Monday 15 January 2024

Derrycarne House

THE BARONS HARLECH  WERE MAJOR LANDOWNERS IN COUNTY SLIGO, WITH 21,019 ACRES

This family derives from a common ancestor with the noble house of GORE, Earls of Arran, the Earls of Ross, and the Barons Annaly; though more immediately from the GORE BARONETS of Magherabegg.

WILLIAM GORE (1779-1860), of Woodford, County Leitrim, MP for County Leitrim, 1806-7, married, in 1815, Mary Jane, daughter and heiress of Owen Ormsby, of Willowbrook, County Sligo, and Porkington, Shropshire, whose name he assumed.

Mr Ormsby-Gore was succeeded by his eldest son,

JOHN RALPH ORMSBY-GORE (1816-76), who wedded, in 1844, Sarah, daughter of Sir John Tyssen Tyrrell Bt, of Boreham House, Essex.

Mr Ormsby-Gore was elevated to the peerage, in 1876, in the dignity of BARON HARLECH, of Harlech, in the County of Merioneth.

His lordship died without issue, and was succeeded by his brother,

WILLIAM RICHARD, 2nd Baron (1819-1904), MP for County Sligo, 1841-52, County Leitrim, 1858-76, High Sheriff of County Leitrim, 1857, who married, in 1850, Emily Charlotte, daughter of Admiral Sir George Francis Seymour, and had issue,
William Seymour, died in infancy;
GEORGE RALPH CHARLES, his successor;
Henry Arthur;
Seymour Fitzroy;
Mary Georgina; Emily.
His lordship was succeeded by his eldest surviving son,

GEORGE RALPH CHARLES, 3rd Baron (1855-1938), KCB TD JP, High Sheriff of County Leitrim, 1885, who espoused, in 1881, the Lady Ethel Margaret Gordon, daughter of Charles, 10th Marquess of Huntly, and had issue, an only child,

WILLIAM GEORGE ARTHUR, 4th Baron (1885-1964),
  • Jasset David Cody Ormsby-Gore, 7th Baron (b 1986).
The 3rd Baron was the last Lord-Lieutenant of County Leitrim, from 1904 until 1922.
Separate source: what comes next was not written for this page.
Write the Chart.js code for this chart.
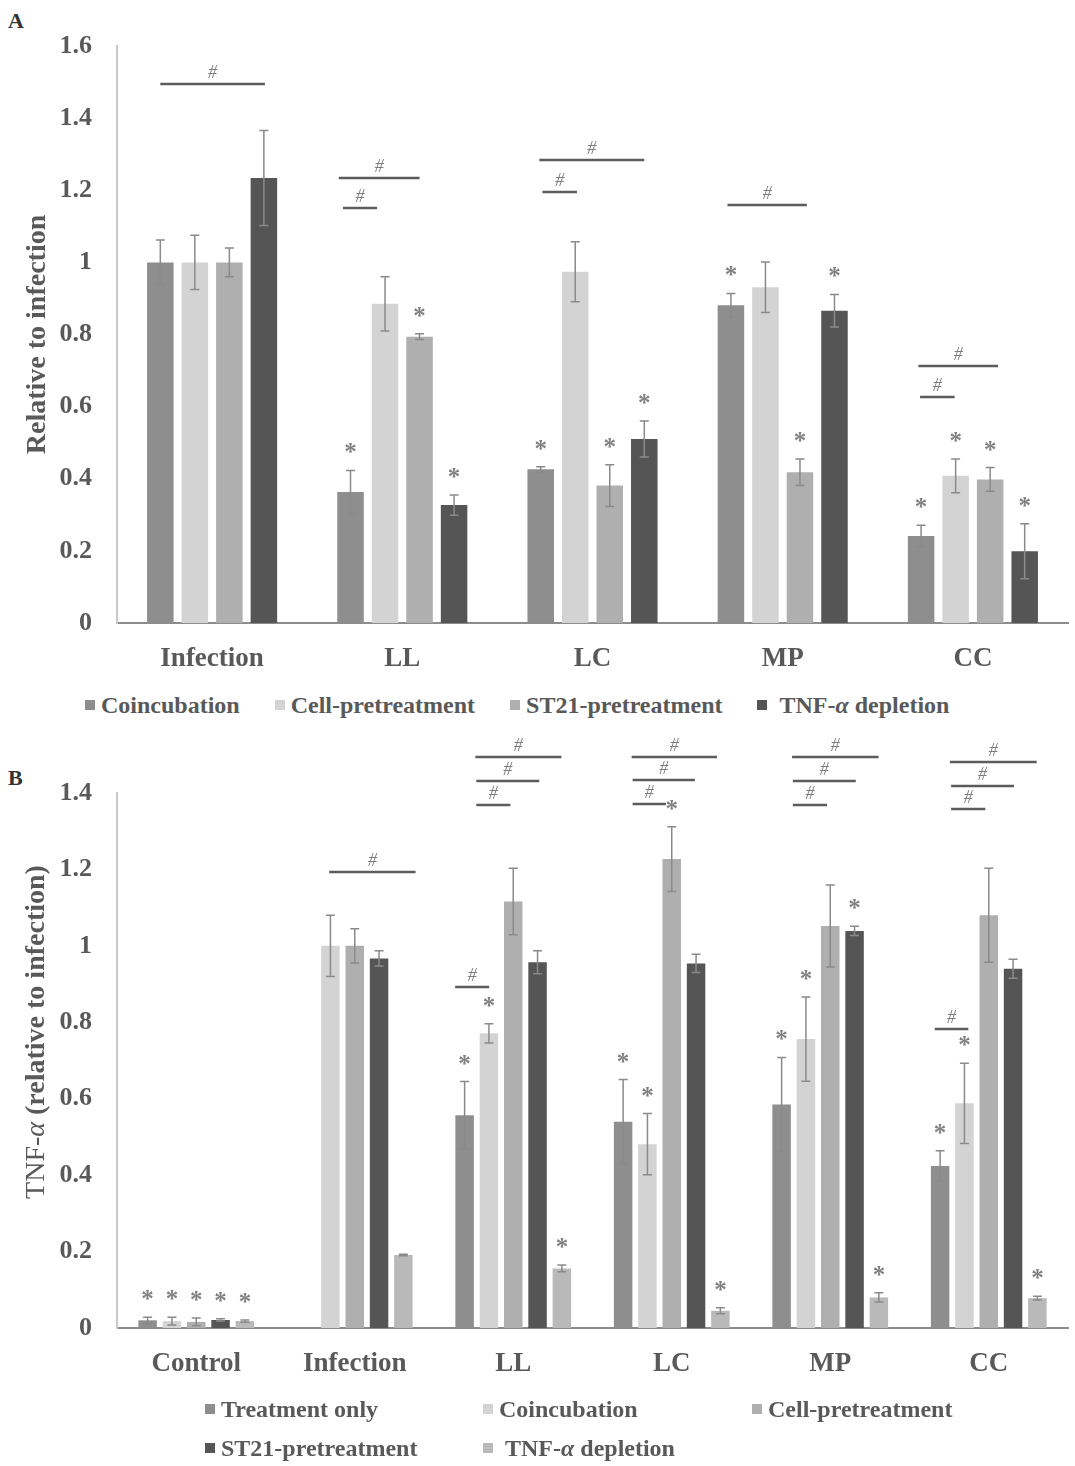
<!DOCTYPE html>
<html>
<head>
<meta charset="utf-8">
<script src="https://cdn.jsdelivr.net/npm/chart.js@4.4.1/dist/chart.umd.min.js"></script>
<style>
  html, body { margin: 0; padding: 0; background: #fff; }
  body { width: 1075px; height: 1466px; position: relative; overflow: hidden;
         font-family: "Liberation Serif", "Times New Roman", serif; }
  .wrap { position: absolute; left: 0; width: 1075px; }
  #wrapA { top: 0; height: 690px; }
  #wrapB { top: 725px; height: 675px; }
  .panel { position: absolute; left: 8px; font-weight: bold; font-size: 22px; color: #333; }
  .legend { position: absolute; color: #595959; font-weight: bold; font-size: 24px; line-height: 26px; white-space: nowrap; }
  .legend .item { display: flex; align-items: center; }
  .legend .box { display: inline-block; width: 10px; height: 10px; margin-right: 6px; }
  #legendA { top: 692px; left: 85px; display: flex; gap: 35px; }
  #legendB { top: 1396px; left: 205px; display: grid; grid-template-columns: 278px 269px auto; row-gap: 13px; }
</style>
</head>
<body>
<div class="panel" style="top:8px">A</div>
<div class="panel" style="top:765px">B</div>
<div id="wrapA" class="wrap"><canvas id="chartA" width="1075" height="690"></canvas></div>
<div id="wrapB" class="wrap"><canvas id="chartB" width="1075" height="675"></canvas></div>
<div id="legendA" class="legend"></div>
<div id="legendB" class="legend"></div>
<script>
// ---------------- Panel A data ----------------
const categoriesA = ['Infection', 'LL', 'LC', 'MP', 'CC'];
const seriesNamesA = ['Coincubation', 'Cell-pretreatment', 'ST21-pretreatment', 'TNF-α depletion'];
const coincA    = [1.000, 0.363, 0.426, 0.881, 0.241];
const errCoincA = [0.062, 0.060, 0.007, 0.033, 0.030];
const cellA     = [1.000, 0.885, 0.974, 0.931, 0.408];
const errCellA  = [0.075, 0.075, 0.083, 0.070, 0.047];
const st21A     = [1.000, 0.794, 0.381, 0.418, 0.398];
const errSt21A  = [0.040, 0.008, 0.058, 0.037, 0.033];
const tnfA      = [1.234, 0.327, 0.510, 0.866, 0.199];
const errTnfA   = [0.132, 0.028, 0.050, 0.045, 0.076];
const yTicksA   = ['0', '0.2', '0.4', '0.6', '0.8', '1', '1.2', '1.4', '1.6'];
// significance marks: [group, dataset]
const starsA = [[1,0],[1,2],[1,3],[2,0],[2,2],[2,3],[3,0],[3,2],[3,3],[4,0],[4,1],[4,2],[4,3]];
// bracket lines: group, from/to (in bar slots from first bar), value level
const sigA = [
  {g:0, from:0.00, to:3.03, v:1.495},
  {g:1, from:-0.34, to:2.00, v:1.234},
  {g:1, from:-0.22, to:0.77, v:1.151},
  {g:2, from:-0.04, to:3.00, v:1.284},
  {g:2, from:0.05, to:1.05, v:1.195},
  {g:3, from:-0.10, to:2.20, v:1.159},
  {g:4, from:-0.08, to:2.23, v:0.713},
  {g:4, from:-0.03, to:0.97, v:0.627}
];

// ---------------- Panel B data ----------------
const categoriesB = ['Control', 'Infection', 'LL', 'LC', 'MP', 'CC'];
const seriesNamesB = ['Treatment only', 'Coincubation', 'Cell-pretreatment', 'ST21-pretreatment', 'TNF-α depletion'];
const treatB     = [0.020, null,  0.557, 0.540, 0.585, 0.424];
const errTreatB  = [0.008, 0,     0.088, 0.110, 0.123, 0.040];
const coincB     = [0.018, 1.000, 0.771, 0.481, 0.756, 0.588];
const errCoincB  = [0.010, 0.080, 0.025, 0.080, 0.110, 0.105];
const cellB      = [0.016, 1.000, 1.116, 1.227, 1.052, 1.080];
const errCellB   = [0.010, 0.045, 0.087, 0.085, 0.107, 0.123];
const st21B      = [0.021, 0.967, 0.957, 0.954, 1.039, 0.940];
const errSt21B   = [0.003, 0.020, 0.030, 0.024, 0.012, 0.025];
const tnfB       = [0.018, 0.191, 0.156, 0.045, 0.080, 0.078];
const errTnfB    = [0.003, 0.002, 0.009, 0.008, 0.012, 0.005];
const yTicksB    = ['0', '0.2', '0.4', '0.6', '0.8', '1', '1.2', '1.4'];
const starsB = [[0,0],[0,1],[0,2],[0,3],[0,4],
                [2,0],[2,1],[2,4],
                [3,0],[3,1],[3,2],[3,4],
                [4,0],[4,1],[4,3],[4,4],
                [5,0],[5,1],[5,4]];
const sigB = [
  {g:1, from:0.95, to:4.50, v:1.194},
  {g:2, from:0.44, to:3.98, v:1.495},
  {g:2, from:0.48, to:3.07, v:1.431},
  {g:2, from:0.48, to:1.88, v:1.368},
  {g:2, from:-0.39, to:1.01, v:0.892},
  {g:3, from:0.35, to:3.86, v:1.495},
  {g:3, from:0.39, to:2.95, v:1.434},
  {g:3, from:0.39, to:1.76, v:1.371},
  {g:4, from:0.43, to:3.99, v:1.493},
  {g:4, from:0.46, to:3.05, v:1.431},
  {g:4, from:0.46, to:1.87, v:1.368},
  {g:5, from:0.40, to:3.97, v:1.482},
  {g:5, from:0.45, to:3.04, v:1.418},
  {g:5, from:0.45, to:1.86, v:1.357},
  {g:5, from:-0.22, to:1.16, v:0.782}
];

// ---------------- styling ----------------
const FONT = "'Liberation Serif', 'Times New Roman', serif";
const TXT = '#595959';
const colorsA = ['#8e8e8e', '#d3d3d3', '#afafaf', '#555555'];
const colorsB = ['#8e8e8e', '#d3d3d3', '#afafaf', '#555555', '#b9b9b9'];

function overlayPlugin(stars, sigs, ytitle) {
  return {
    id: 'overlay',
    afterDatasetsDraw(chart) {
      const ctx = chart.ctx, ys = chart.scales.y;
      const dsets = chart.data.datasets;
      const bx = (d, g) => chart.getDatasetMeta(d).data[g].x;
      ctx.save();
      // error bars
      ctx.strokeStyle = '#8a8a8a';
      ctx.lineWidth = 1.5;
      dsets.forEach((d, di) => {
        d.errors.forEach((e, g) => {
          const v = d.data[g];
          if (v == null || !e) return;
          const x = bx(di, g);
          const t = ys.getPixelForValue(v + e), b = ys.getPixelForValue(Math.max(0, v - e));
          ctx.beginPath();
          ctx.moveTo(x, t); ctx.lineTo(x, b);
          ctx.moveTo(x - 4.5, t); ctx.lineTo(x + 4.5, t);
          ctx.moveTo(x - 4.5, b); ctx.lineTo(x + 4.5, b);
          ctx.stroke();
        });
      });
      // stars
      ctx.fillStyle = '#808080';
      ctx.font = 'bold 25px ' + FONT;
      ctx.textAlign = 'center';
      ctx.textBaseline = 'alphabetic';
      stars.forEach(([g, di]) => {
        const d = dsets[di];
        const t = ys.getPixelForValue(d.data[g] + (d.errors[g] || 0));
        ctx.fillText('*', bx(di, g), t - 22 + 12);
      });
      // significance brackets
      sigs.forEach(s => {
        const slot = bx(2, s.g) - bx(1, s.g);
        const x0 = bx(1, s.g) - slot;
        const xa = x0 + s.from * slot, xb = x0 + s.to * slot;
        const yy = Math.round(ys.getPixelForValue(s.v));
        ctx.strokeStyle = '#5c5c5c';
        ctx.lineWidth = 2.5;
        ctx.beginPath(); ctx.moveTo(xa, yy); ctx.lineTo(xb, yy); ctx.stroke();
        ctx.fillStyle = '#7d7d7d';
        ctx.font = 'italic 18px ' + FONT;
        ctx.fillText('#', (xa + xb) / 2, yy - 6);
      });
      ctx.restore();
      if (ytitle) ytitle(chart);
    }
  };
}

function makeDatasets(names, vals, errs, colors) {
  return names.map((n, i) => ({
    label: n, data: vals[i], errors: errs[i],
    backgroundColor: colors[i], borderWidth: 0
  }));
}

function baseOptions(ticks, max, xHeight, yTitleCfg) {
  return {
    responsive: false,
    animation: false,
    devicePixelRatio: 1,
    layout: { padding: { top: 0, right: 7, left: 0, bottom: 0 } },
    plugins: { legend: { display: false }, tooltip: { enabled: false } },
    scales: {
      x: {
        grid: { display: false, drawTicks: false },
        border: { display: true, color: '#8c8c8c', width: 2 },
        ticks: { color: TXT, padding: 20, font: { family: FONT, size: 27, weight: 'bold' } },
        afterFit: s => { s.height = xHeight; }
      },
      y: {
        min: 0, max: max,
        grid: { display: false, drawTicks: false },
        border: { display: true, color: '#c9c9c9', width: 2 },
        ticks: { stepSize: 0.2, color: TXT, padding: 25,
                 font: { family: FONT, size: 26, weight: 'bold' },
                 callback: (v, i) => ticks[i] },
        title: yTitleCfg,
        afterFit: s => { s.width = 117; }
      }
    }
  };
}

// ----- Chart A -----
const optA = baseOptions(yTicksA, 1.6, 690 - 623,
  { display: true, text: 'Relative to infection', color: TXT,
    font: { family: FONT, size: 28, weight: 'bold' }, padding: { top: 21, bottom: 0 } });
optA.layout.padding.top = 46;
optA.datasets = { bar: { categoryPercentage: 0.726, barPercentage: 0.768 } };
const chartA = new Chart(document.getElementById('chartA'), {
  type: 'bar',
  data: { labels: categoriesA,
          datasets: makeDatasets(seriesNamesA, [coincA, cellA, st21A, tnfA],
                                 [errCoincA, errCellA, errSt21A, errTnfA], colorsA) },
  options: optA,
  plugins: [overlayPlugin(starsA, sigA, null)]
});

// ----- Chart B -----
function drawTitleB(chart) {
  const ctx = chart.ctx;
  const parts = [
    { t: 'TNF-', f: '28px ' + FONT },
    { t: 'α', f: 'italic 28px ' + FONT },
    { t: ' (relative to infection)', f: 'bold 28px ' + FONT }
  ];
  ctx.save();
  let total = 0;
  parts.forEach(p => { ctx.font = p.f; p.w = ctx.measureText(p.t).width; total += p.w; });
  ctx.translate(37, 307);
  ctx.rotate(-Math.PI / 2);
  ctx.fillStyle = TXT;
  ctx.textBaseline = 'middle';
  ctx.textAlign = 'left';
  let x = -total / 2;
  parts.forEach(p => { ctx.font = p.f; ctx.fillText(p.t, x, 0); x += p.w; });
  ctx.restore();
}
const optB = baseOptions(yTicksB, 1.4, 675 - 603, { display: false });
optB.layout.padding.top = 68;
optB.datasets = { bar: { categoryPercentage: 0.767, barPercentage: 0.76 } };
const chartB = new Chart(document.getElementById('chartB'), {
  type: 'bar',
  data: { labels: categoriesB,
          datasets: makeDatasets(seriesNamesB, [treatB, coincB, cellB, st21B, tnfB],
                                 [errTreatB, errCoincB, errCellB, errSt21B, errTnfB], colorsB) },
  options: optB,
  plugins: [overlayPlugin(starsB, sigB, drawTitleB)]
});

// ----- HTML legends built from chart datasets -----
function buildLegend(chart, el) {
  chart.data.datasets.forEach(d => {
    const item = document.createElement('div');
    item.className = 'item';
    const box = document.createElement('span');
    box.className = 'box';
    box.style.background = d.backgroundColor;
    item.appendChild(box);
    const txt = document.createElement('span');
    const lbl = d.label;
    if (lbl.indexOf('α') >= 0) {
      const k = lbl.indexOf('α');
      txt.innerHTML = '&nbsp;' + lbl.slice(0, k) + '<i>α</i>' + lbl.slice(k + 1);
    } else {
      txt.textContent = lbl;
    }
    item.appendChild(txt);
    el.appendChild(item);
  });
}
buildLegend(chartA, document.getElementById('legendA'));
buildLegend(chartB, document.getElementById('legendB'));
</script>
</body>
</html>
DERRYCARNE HOUSE, near Dromod, County Leitrim, was built ca 1800 on a promontory in the River Shannon between Lough Boderg and Lough Bofin.

It was of two storeys with a three-bay, bow-ended, late-Georgian front with Wyatt windows and an enclosed Doric porch.

A two-storey, four-bay castellated wing extended back at right-angles.

The house itself had thirty rooms: kitchen, bedrooms, sculleries, library and armoury room ( which later was turned into a hunting room ) and various other rooms.

It was built with three stories at the back with parapets around it, two towers and cellars, which were seven feet under the ground and were used for storing wine and growing mushrooms. 

It also had a two-bay castellated wing extending back at right-angles.

The gardens surrounding the house contained two acres of vegetables and flowers.

The house faced the River Shannon and was in an ideal position to control the river.

The 2nd Lord Harlech purchased Derrycarne in 1858.

Buying Derrycarne was very important to him at that time as he had ceased to be MP for Sligo and was looking for a new political base.

He was known to be a good landlord.

Lord Harlech and his family lived at Willowbrook, County Sligo, before he lived at Annaduff as he had been MP for Sligo from 1841-52.

The family kept their estates in County Leitrim until 1924.

Lord Harlech did not want to sell his lands but increasing pressure at that time from the tenants for land of their own and the fact that many other large estate houses had been burned down led him to believe that he should not keep the land any longer.

Derrycarne changed hands again several times before being acquired by the Irish Land Commission in 1952.

The house was demolished shortly thereafter.

First published in January, 2012.  Harlech arms courtesy of European Heraldry.

1 comment :

bessfones said...

On my first trip to Ireland I learned from the newspaper archives at the Ballinamore Library, Co. Leitrim that my great-grandfather who had been evicted from his farm in 1884 (Mong Townland) had made a request for emigration assistance but the "Lord Lieutenant could not make a special grant to assist an evicted tenant named James Lynch...."
So the family eventually ended up in Brooklyn, NY. I understand from your post that Derrycarne House was razed. Oddly my great-grandfather's primitive farmhouse in Mong townland still stands and was occupied by relatives who stayed in Ireland until 1953.